INFORMATION PROVIDED:
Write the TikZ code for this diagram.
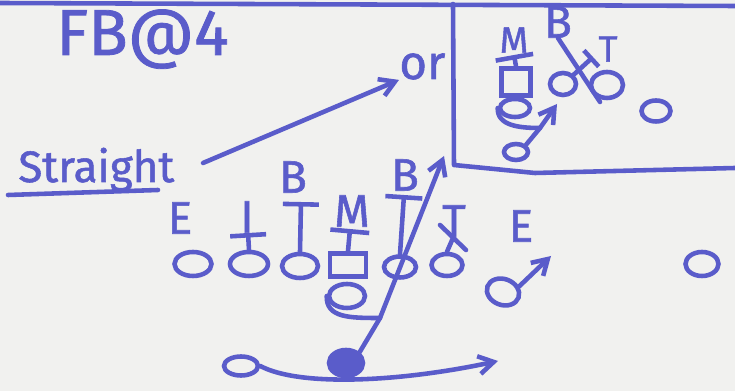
\documentclass[tikz,border=0pt]{standalone}
\usepackage{fontspec}
\setsansfont{Fira Sans}[FakeBold=1.2]
\usetikzlibrary{shapes.geometric, arrows.meta, positioning, calc}
\definecolor{tinta}{RGB}{90,92,202}
\definecolor{papel}{RGB}{241,241,239}
\tikzset{
  jg/.style = {ellipse, draw=tinta, line width=2.6pt, inner sep=0pt,
    minimum width=0.74cm, minimum height=0.48cm},
  jgq/.style = {rectangle, draw=tinta, line width=2.6pt, inner sep=0pt,
    minimum width=0.72cm, minimum height=0.46cm},
  jgc/.style = {jg, fill=tinta},
  letra/.style = {text=tinta, font=\sffamily\fontsize{26}{26}\selectfont,
    inner sep=0pt},
  trc/.style = {draw=tinta, line width=2.6pt, line cap=round, line join=round},
  seta/.style = {trc, -{Straight Barb[length=3mm, width=3.6mm]}},
  blq/.style = {trc, -{Bar[width=#1]}},
  blq/.default = 0.72cm
}

\begin{document}
\begin{tikzpicture}[x=0.02cm, y=-0.02cm]
  \useasboundingbox (0,0) rectangle (735,391);
  \fill [papel] (0,0) rectangle (735,391);
  \draw [trc] (0,3) -- (735,6);
  \draw [trc] (453,4) -- (454,165) -- (535,173) -- (735,168);
  % textos
  \node [letra, font=\sffamily\fontsize{37}{37}\selectfont, anchor=base west] (tit) at (56,55) {FB@4};
  \node [letra, font=\sffamily\fontsize{25}{25}\selectfont, anchor=base west] (str) at (18,182) {Straight};
  \coordinate (ul1) at (8,195);
  \coordinate (ul2) at (158,190);
  \draw [trc] (ul1) -- (ul2);
  \node [letra, font=\sffamily\fontsize{27}{27}\selectfont, anchor=base west] (or) at (399,79) {or};
  \coordinate (orS) at (203,163);
  \draw [seta] (orS) -- (or.south west);
  % defesa
  \node [letra] (dE1) at (180,218) {E};
  \node [letra] (dI) at (247,217) {I};
  \node [letra] (dB1) at (293,177) {B};
  \node [letra] (dM) at (352,211) {M};
  \node [letra] (dB2) at (405,175) {B};
  \node [letra] (dT) at (454,221) {T};
  \node [letra] (dE2) at (521,226) {E};
  % ataque
  \node [jg] (ol1) at (193,264) {};
  \node [jg, minimum width=0.76cm] (ol2) at (249,264) {};
  \node [jg, minimum width=0.72cm] (ol3) at (300,266) {};
  \node [jgq] (cn) at (348,265) {};
  \node [jg, minimum width=0.64cm, minimum height=0.42cm] (ol4) at (400,267) {};
  \node [jg, minimum width=0.62cm, minimum height=0.44cm] (ol5) at (447,265) {};
  \node [jg, minimum width=0.66cm, minimum height=0.52cm, rotate=-20] (wb) at (503,292) {};
  \node [jg, minimum width=0.66cm] (wr) at (702,264) {};
  \node [jg, minimum width=0.72cm] (qb) at (347,296) {};
  \node [jgc, minimum width=0.68cm, minimum height=0.52cm] (fb) at (346,363) {};
  \node [jg, minimum width=0.68cm, minimum height=0.38cm] (hb) at (241,366) {};
  % bloqueios
  \coordinate (b2) at (248,233);
  \coordinate (b3) at (301,202);
  \coordinate (b4) at (350,229);
  \coordinate (b5) at (404,195);
  \coordinate (b6) at (453,238);
  \coordinate (b6a) at (440,225);
  \coordinate (b6b) at (466,250);
  \draw [blq] (ol2.north) -- (b2);
  \draw [blq] (ol3.north) -- (b3);
  \draw [blq=0.78cm] (cn.north) -- (b4);
  \draw [blq=0.74cm] (ol4.north) -- (b5);
  \draw [trc] (ol5.north) -- (b6);
  \draw [trc] (b6a) -- (b6b);
  % rotas
  \coordinate (jn) at (380,318);
  \coordinate (pfb) at (444,156);
  \draw [seta] (fb.north east) -- (jn) -- (pfb);
  \draw [trc] (qb.west) .. controls (326,318) and (350,318) .. (jn);
  \coordinate (pwb) at (551,256);
  \draw [seta] (wb.north east) -- (pwb);
  \coordinate (phb) at (498,361);
  \draw [seta] (hb.east) .. controls (300,387) and (400,382) .. (phb);
  % quadro
  \node [letra, font=\sffamily\fontsize{21}{21}\selectfont] (bM) at (514,40) {M};
  \node [letra] (bB) at (558,22) {B};
  \node [letra, font=\sffamily\fontsize{21}{21}\selectfont] (bT) at (608,49) {T};
  \node [jgq, minimum width=0.58cm, minimum height=0.54cm] (bcn) at (516,82) {};
  \node [jg, minimum width=0.6cm, minimum height=0.36cm] (bqb) at (515,108) {};
  \node [jg, minimum width=0.48cm, minimum height=0.32cm] (bfb) at (516,152) {};
  \node [jg, minimum width=0.52cm, minimum height=0.44cm] (bl) at (563,84) {};
  \node [jg, minimum width=0.64cm, minimum height=0.52cm] (br) at (607,85) {};
  \node [jg, minimum width=0.58cm, minimum height=0.42cm] (bw) at (656,111) {};
  \coordinate (bbM) at (514,55);
  \coordinate (bbk) at (593,57);
  \coordinate (bBf) at (600,102);
  \draw [blq=0.76cm] (bcn.north) -- (bbM);
  \draw [blq=0.44cm] (bl.north east) -- (bbk);
  \draw [trc] (bB.south) -- (bBf);
  \coordinate (bjn) at (540,128);
  \coordinate (pbfb) at (557,104);
  \draw [seta] (bfb.north east) -- (bjn) -- (pbfb);
  \draw [trc] (bqb.west) .. controls (497,126) and (520,128) .. (bjn);
\end{tikzpicture}
\end{document}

WHAT TO DO: Go through the material above and print all of it exactly, except the pictures.

RESPONSE TO THIS EXERCISE:
Write the TikZ code for this diagram.
\documentclass[tikz,border=0pt]{standalone}
\usepackage{fontspec}
\setsansfont{Fira Sans}[FakeBold=1.2]
\usetikzlibrary{shapes.geometric, arrows.meta, positioning, calc}
\definecolor{tinta}{RGB}{90,92,202}
\definecolor{papel}{RGB}{241,241,239}
\tikzset{
  jg/.style = {ellipse, draw=tinta, line width=2.6pt, inner sep=0pt,
    minimum width=0.74cm, minimum height=0.48cm},
  jgq/.style = {rectangle, draw=tinta, line width=2.6pt, inner sep=0pt,
    minimum width=0.72cm, minimum height=0.46cm},
  jgc/.style = {jg, fill=tinta},
  letra/.style = {text=tinta, font=\sffamily\fontsize{26}{26}\selectfont,
    inner sep=0pt},
  trc/.style = {draw=tinta, line width=2.6pt, line cap=round, line join=round},
  seta/.style = {trc, -{Straight Barb[length=3mm, width=3.6mm]}},
  blq/.style = {trc, -{Bar[width=#1]}},
  blq/.default = 0.72cm
}

\begin{document}
\begin{tikzpicture}[x=0.02cm, y=-0.02cm]
  \useasboundingbox (0,0) rectangle (735,391);
  \fill [papel] (0,0) rectangle (735,391);
  \draw [trc] (0,3) -- (735,6);
  \draw [trc] (453,4) -- (454,165) -- (535,173) -- (735,168);
  % textos
  \node [letra, font=\sffamily\fontsize{37}{37}\selectfont, anchor=base west] (tit) at (56,55) {FB@4};
  \node [letra, font=\sffamily\fontsize{25}{25}\selectfont, anchor=base west] (str) at (18,182) {Straight};
  \coordinate (ul1) at (8,195);
  \coordinate (ul2) at (158,190);
  \draw [trc] (ul1) -- (ul2);
  \node [letra, font=\sffamily\fontsize{27}{27}\selectfont, anchor=base west] (or) at (399,79) {or};
  \coordinate (orS) at (203,163);
  \draw [seta] (orS) -- (or.south west);
  % defesa
  \node [letra] (dE1) at (180,218) {E};
  \node [letra] (dI) at (247,217) {I};
  \node [letra] (dB1) at (293,177) {B};
  \node [letra] (dM) at (352,211) {M};
  \node [letra] (dB2) at (405,175) {B};
  \node [letra] (dT) at (454,221) {T};
  \node [letra] (dE2) at (521,226) {E};
  % ataque
  \node [jg] (ol1) at (193,264) {};
  \node [jg, minimum width=0.76cm] (ol2) at (249,264) {};
  \node [jg, minimum width=0.72cm] (ol3) at (300,266) {};
  \node [jgq] (cn) at (348,265) {};
  \node [jg, minimum width=0.64cm, minimum height=0.42cm] (ol4) at (400,267) {};
  \node [jg, minimum width=0.62cm, minimum height=0.44cm] (ol5) at (447,265) {};
  \node [jg, minimum width=0.66cm, minimum height=0.52cm, rotate=-20] (wb) at (503,292) {};
  \node [jg, minimum width=0.66cm] (wr) at (702,264) {};
  \node [jg, minimum width=0.72cm] (qb) at (347,296) {};
  \node [jgc, minimum width=0.68cm, minimum height=0.52cm] (fb) at (346,363) {};
  \node [jg, minimum width=0.68cm, minimum height=0.38cm] (hb) at (241,366) {};
  % bloqueios
  \coordinate (b2) at (248,233);
  \coordinate (b3) at (301,202);
  \coordinate (b4) at (350,229);
  \coordinate (b5) at (404,195);
  \coordinate (b6) at (453,238);
  \coordinate (b6a) at (440,225);
  \coordinate (b6b) at (466,250);
  \draw [blq] (ol2.north) -- (b2);
  \draw [blq] (ol3.north) -- (b3);
  \draw [blq=0.78cm] (cn.north) -- (b4);
  \draw [blq=0.74cm] (ol4.north) -- (b5);
  \draw [trc] (ol5.north) -- (b6);
  \draw [trc] (b6a) -- (b6b);
  % rotas
  \coordinate (jn) at (380,318);
  \coordinate (pfb) at (444,156);
  \draw [seta] (fb.north east) -- (jn) -- (pfb);
  \draw [trc] (qb.west) .. controls (326,318) and (350,318) .. (jn);
  \coordinate (pwb) at (551,256);
  \draw [seta] (wb.north east) -- (pwb);
  \coordinate (phb) at (498,361);
  \draw [seta] (hb.east) .. controls (300,387) and (400,382) .. (phb);
  % quadro
  \node [letra, font=\sffamily\fontsize{21}{21}\selectfont] (bM) at (514,40) {M};
  \node [letra] (bB) at (558,22) {B};
  \node [letra, font=\sffamily\fontsize{21}{21}\selectfont] (bT) at (608,49) {T};
  \node [jgq, minimum width=0.58cm, minimum height=0.54cm] (bcn) at (516,82) {};
  \node [jg, minimum width=0.6cm, minimum height=0.36cm] (bqb) at (515,108) {};
  \node [jg, minimum width=0.48cm, minimum height=0.32cm] (bfb) at (516,152) {};
  \node [jg, minimum width=0.52cm, minimum height=0.44cm] (bl) at (563,84) {};
  \node [jg, minimum width=0.64cm, minimum height=0.52cm] (br) at (607,85) {};
  \node [jg, minimum width=0.58cm, minimum height=0.42cm] (bw) at (656,111) {};
  \coordinate (bbM) at (514,55);
  \coordinate (bbk) at (593,57);
  \coordinate (bBf) at (600,102);
  \draw [blq=0.76cm] (bcn.north) -- (bbM);
  \draw [blq=0.44cm] (bl.north east) -- (bbk);
  \draw [trc] (bB.south) -- (bBf);
  \coordinate (bjn) at (540,128);
  \coordinate (pbfb) at (557,104);
  \draw [seta] (bfb.north east) -- (bjn) -- (pbfb);
  \draw [trc] (bqb.west) .. controls (497,126) and (520,128) .. (bjn);
\end{tikzpicture}
\end{document}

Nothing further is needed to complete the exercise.